Retired baseball commissioner Fay Vincent has had his own experiences with tough disciplinary calls, but on his two most famous cases—those of Cincinnati Red Pete Rose and New York Yankees owner George Steinbrenner—wrongdoing was never in doubt. “It was just a question of the punishment,” he says.
He worries the case, such as it is so far, being made against Superbowl Champion Tom Brady makes a far messier proposition for NFL Commissioner Roger Goodell.
Though he respects lead investigator Ted Wells, Vincent is unhappy with the “vapid” formulation the investigation of “Deflategate” has settled on in attempting to define Brady’s role in the apparent tampering with footballs used in the run-up to last year’s Superbowl: "More probable than not that he was at least generally aware" of efforts by equipment managers to reduce air pressure in footballs he would use on the field after they had been inspected by league officials.
“'More probable than not,'” Vincent grumbles, “'more probable than not'. That’s a really soft statement."
He says, “That does not lead to a comfortable resolution for the commissioner, for football, for the public.”
The retired commissioner says if he could translate that phrase into numbers he would call it 51 to 49 on the likelihood of Brady’s participation in the ball tampering. But to be able to issue a strong decision that will satisfy the fans and the needs of the National Football League what NFL Commission Goodel needs are numbers closer to 80/20, Vincent thinks.
“If you attempt to punish Brady [a hugely popular and talented quarterback] on that formulation, it’s going to lead to a messy resolution,” he says.

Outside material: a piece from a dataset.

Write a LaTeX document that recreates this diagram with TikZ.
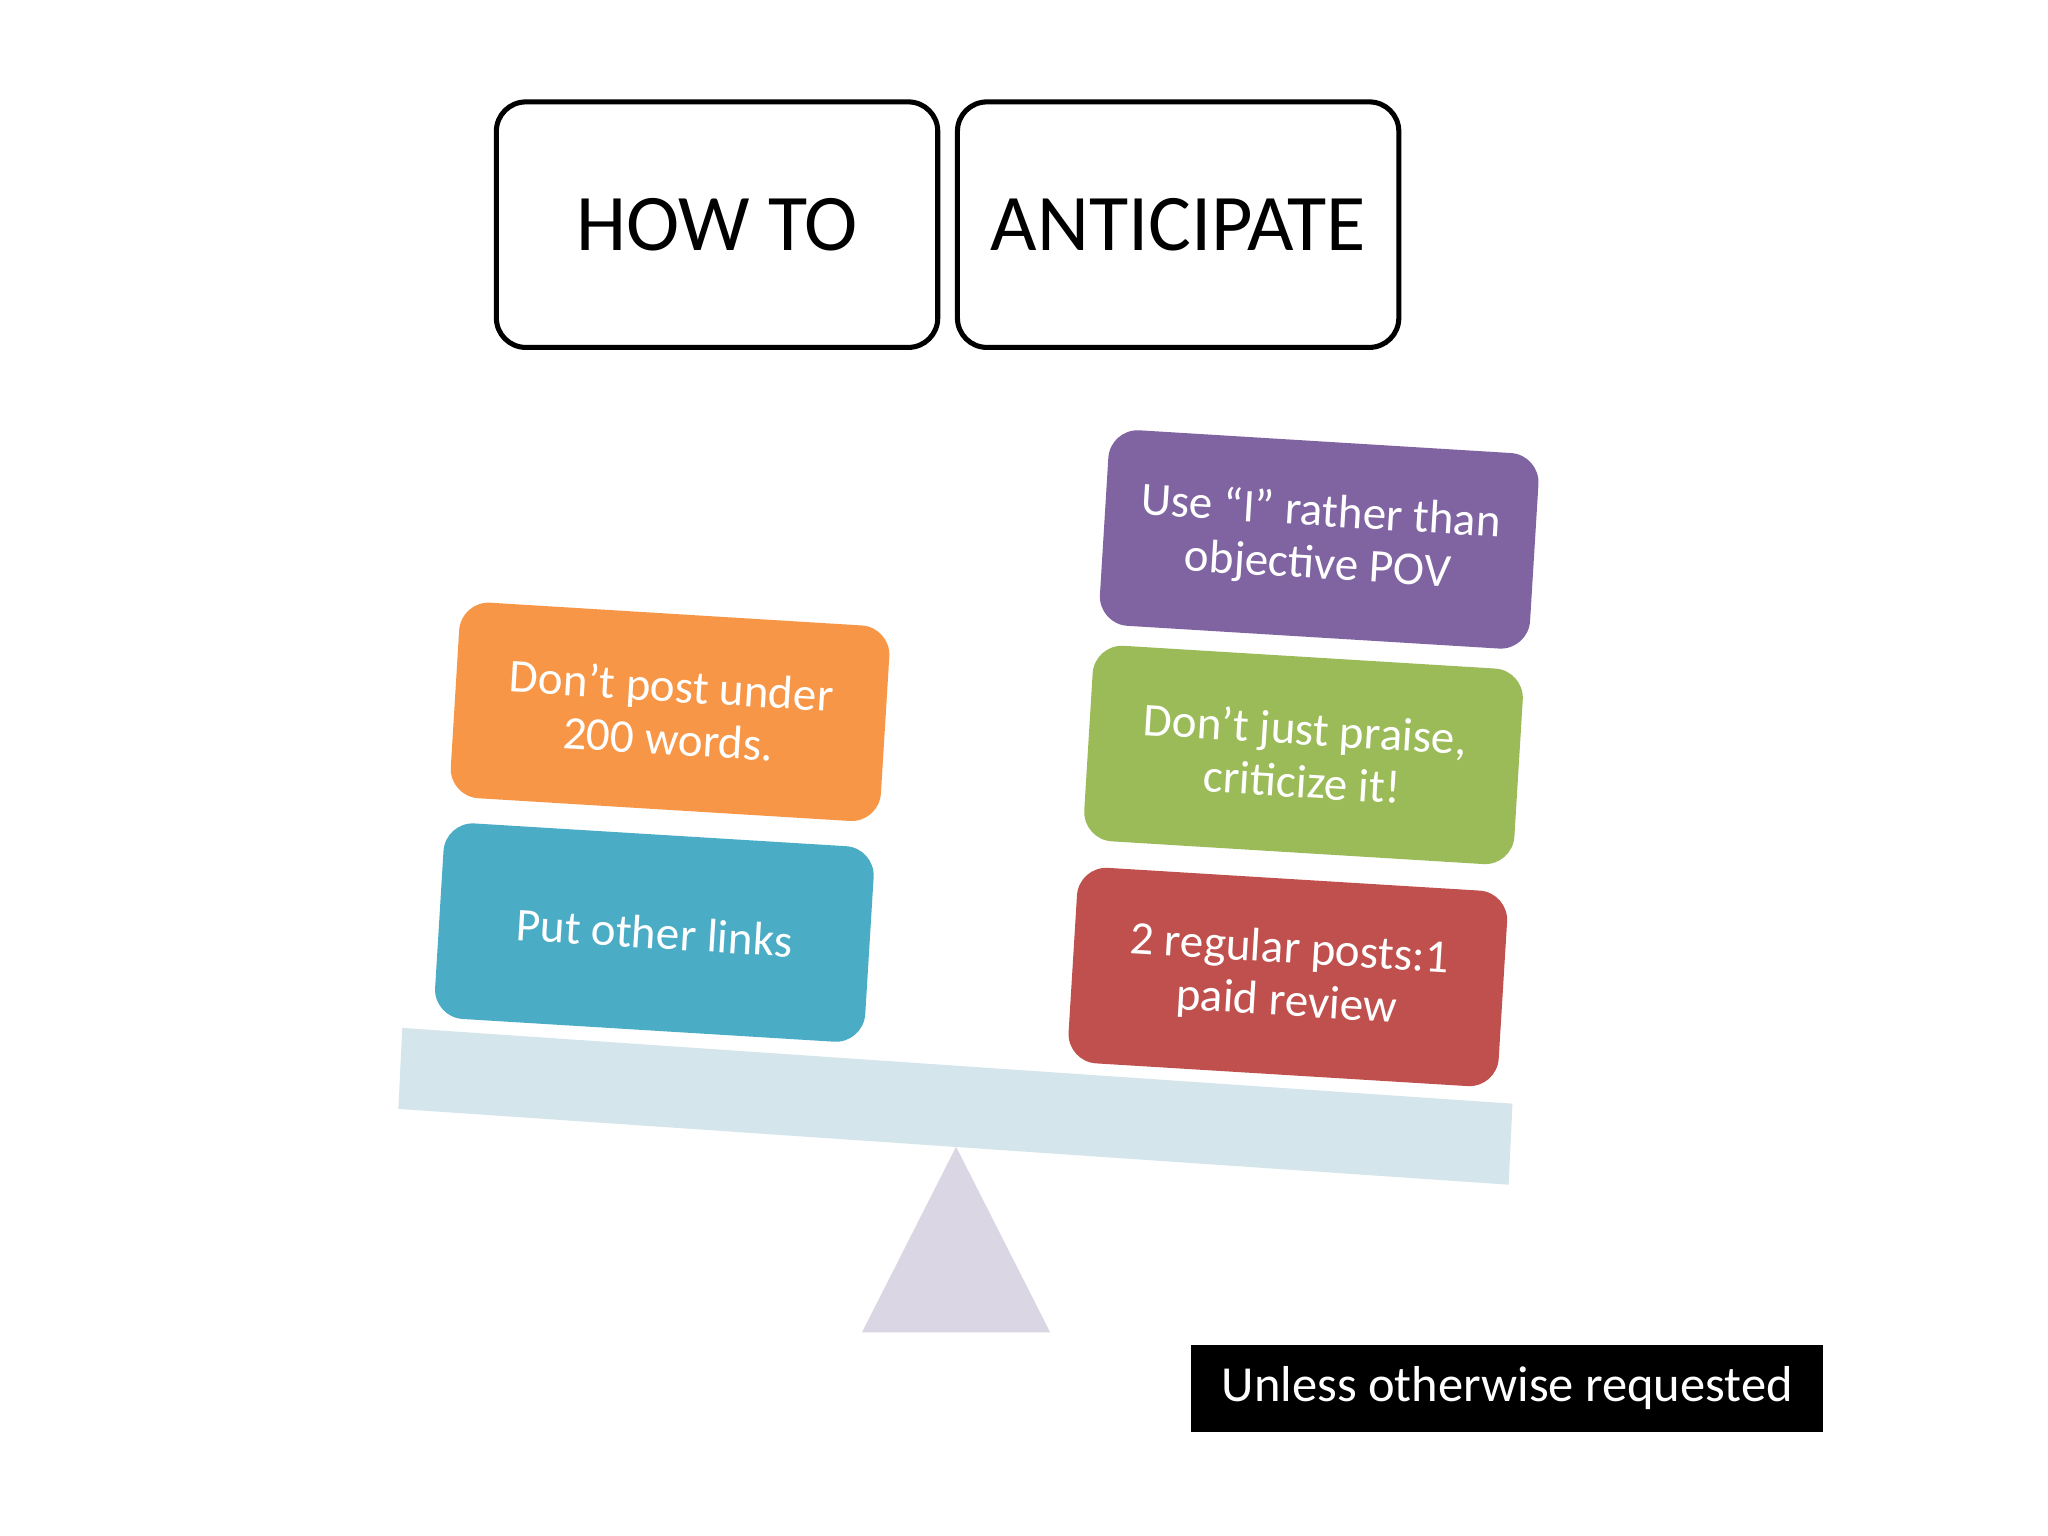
\documentclass[tikz,border=0pt]{standalone}
\usepackage{fontspec}
\setmainfont{Carlito}
\begin{document}
\begin{tikzpicture}[x=0.02cm,y=-0.02cm,
  titlebox/.style={draw=black,line width=2.2pt,rounded corners=0.45cm,minimum width=6.76cm,minimum height=3.76cm,inner sep=0pt,font=\fontsize{35}{40}\selectfont},
  card/.style={rounded corners=0.45cm,minimum width=6.6cm,minimum height=3.0cm,text=white,align=center,rotate=-3.5,font=\fontsize{20.5}{23}\selectfont,inner sep=0pt}]
\useasboundingbox (0,0) rectangle (1568,1176);
\fill[white] (0,0) rectangle (1568,1176);
\node[titlebox] (how) at (549,172) {HOW TO};
\node[titlebox] (ant) at (902,172) {ANTICIPATE};
\fill[fill={rgb,255:red,213;green,229;blue,236}] (308,787) -- (1158,845) -- (1155,907) -- (305,849) -- cycle;
\fill[fill={rgb,255:red,218;green,214;blue,227}] (732,878) -- (804,1020) -- (660,1020) -- cycle;
\node[card,fill={rgb,255:red,247;green,150;blue,70}] (o) at (513,545) {Don’t post under\\200 words.};
\node[card,fill={rgb,255:red,75;green,172;blue,198}] (b) at (501,714) {Put other links};
\node[card,fill={rgb,255:red,128;green,100;blue,162}] (p) at (1010,413) {Use “I” rather than\\objective POV};
\node[card,fill={rgb,255:red,155;green,187;blue,89}] (g) at (998,578) {Don’t just praise,\\criticize it!};
\node[card,fill={rgb,255:red,192;green,80;blue,77}] (r) at (986,748) {2 regular posts:1\\paid review};
\node[fill=black,text=white,minimum width=9.68cm,minimum height=1.34cm,font=\fontsize{22}{26}\selectfont] (u) at (1154,1063) {Unless otherwise requested};
\end{tikzpicture}
\end{document}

How much all this means to the public is another open question. Many, according to Vincent, think the “scandal” is a tempest in a locker room already. Deflate the ball a few pounds, Brady still has to put his superhuman, superbowl skills to work throwing strikes at fast-moving targets. Fans show a tolerance for some small degree of cheating in professional sports, he suggests. “Look at how many of them are clamoring for Pete Rose to be reinstated,” he says, “a convicted felon” who lied for years to fans about his baseball gambling.
Vincent allows the issue may have become a “Say it ain’t so, Tom” moment for football, meaning it would be refreshing for Brady to come clean and take his lumps if he indeed has anything to come clean about. But Vincent is not going to hold his breath. Brady, he says, is probably being strongly advised that his best course of action, professionally speaking, is to just keep his mouth shut as the investigation winds down, noting it took Pete Rose and Lance Armstrong years to admit their wrongdoing. Vincent expects that at some point the Patriots, Brady and Commissioner Goodell will have to have a sit-down and come up with some judgment that will deflate Deflategate just enough that they can all get back to the business at hand.
This the NFL after all, and in the end no one “wants to kill the golden goose.”